Uma mulher cananeia, pagã ou gentia de nascimento, fazendo uma das maiores revelações de fé já vistas em todo o Novo Testamento. Os cananeus gozavam de um descrédito particular entre os judeus. Talvez ai resida o fato, de ela receber a reprimenda dos discípulos, que queriam afastá-la de Jesus. Todavia, sua fé no poder de Jesus de Nazaré e seu amor por sua filha a impeliram a implorar ajuda ao Salvador. Uma mulher pagã reconhece que Jesus não é só uma personalidade moral e religiosa, mas alguém que realiza um projeto concreto: constituir o povo de Deus na história. Esse reconhecimento faz que ela participe, com sua filha, desse projeto. Não são os atos de purificação ou as crenças particulares que engajam alguém no povo de Deus, mas o fato de acreditar que Jesus é o guia desse povo.
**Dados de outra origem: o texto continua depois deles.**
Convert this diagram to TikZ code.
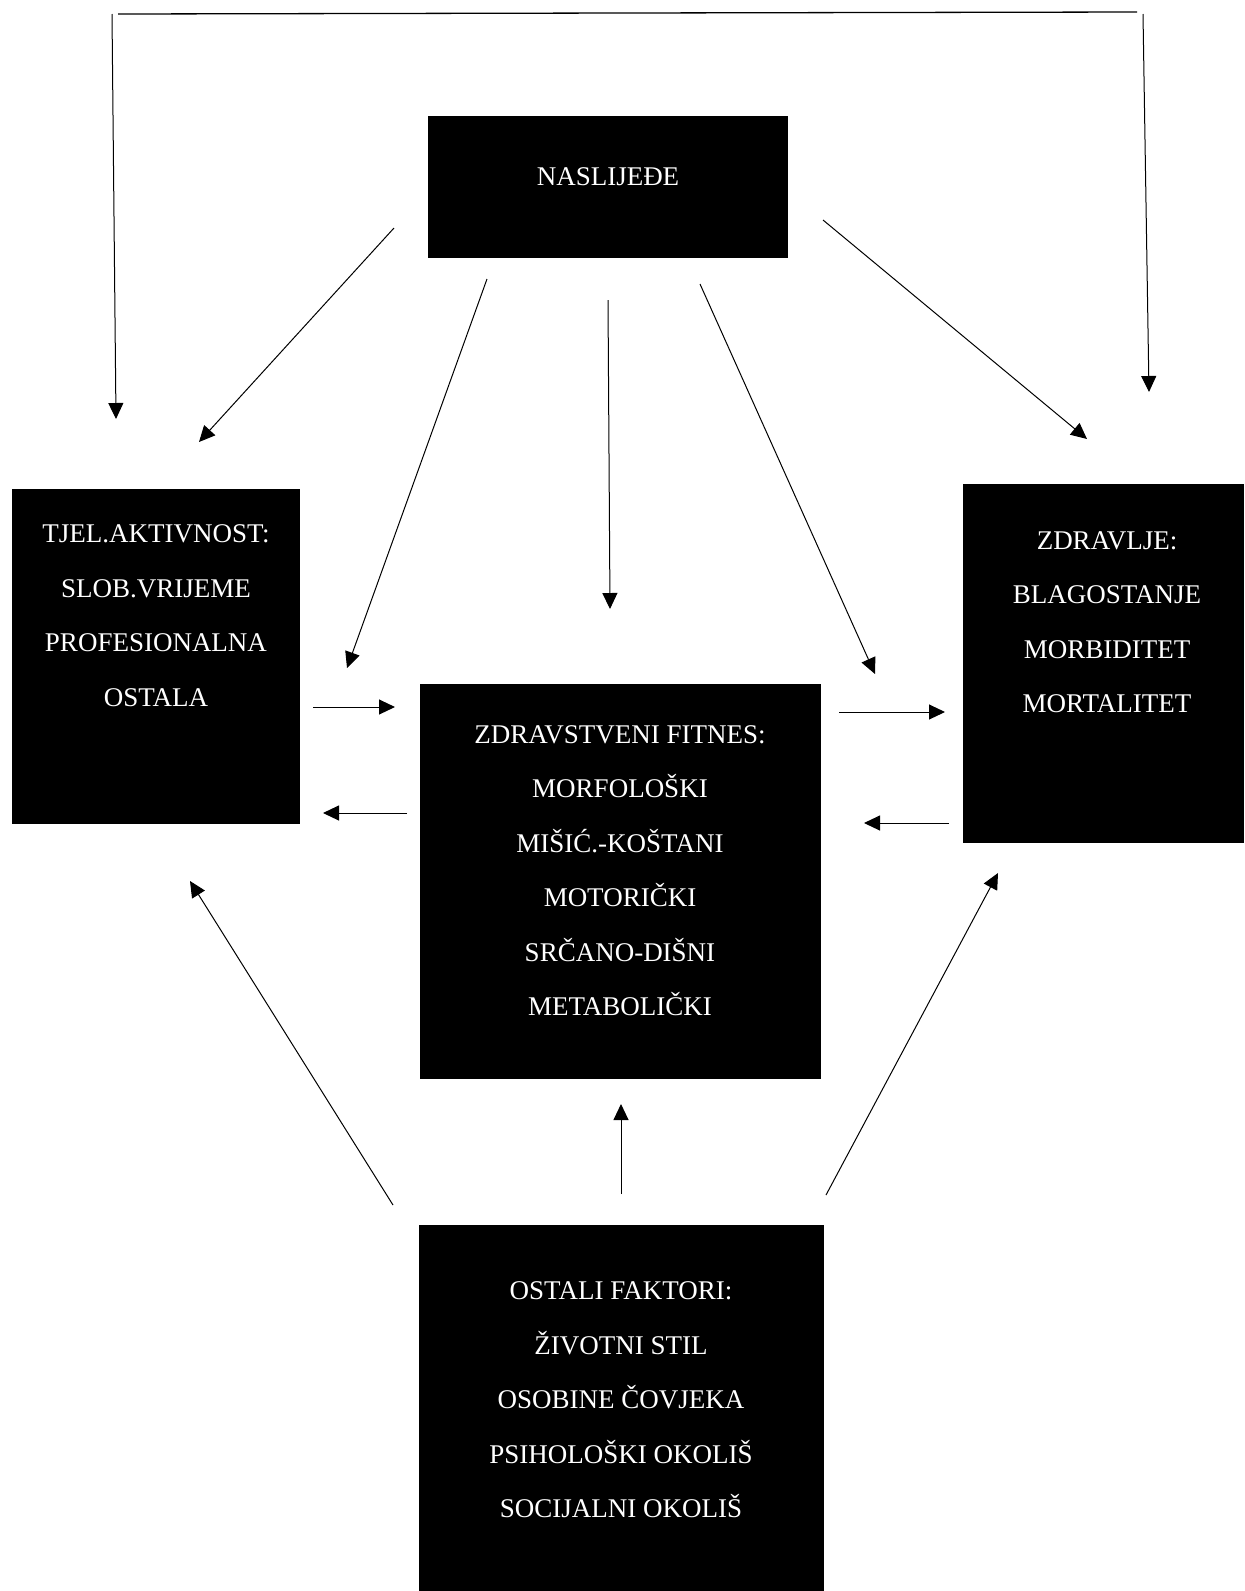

A relação de Jesus com a cananeia hoje, me fez lembrar de uma das frases ditas pelo frade biblista da Ordem dos Servos de Maria, Alberto Maggi: “Quanto mais o homem se espiritualiza, mais se afasta de um Deus que se fez carne, se fez profundamente humano… quanto mais humanos somos, mais o divino dentro de nós se manifesta”.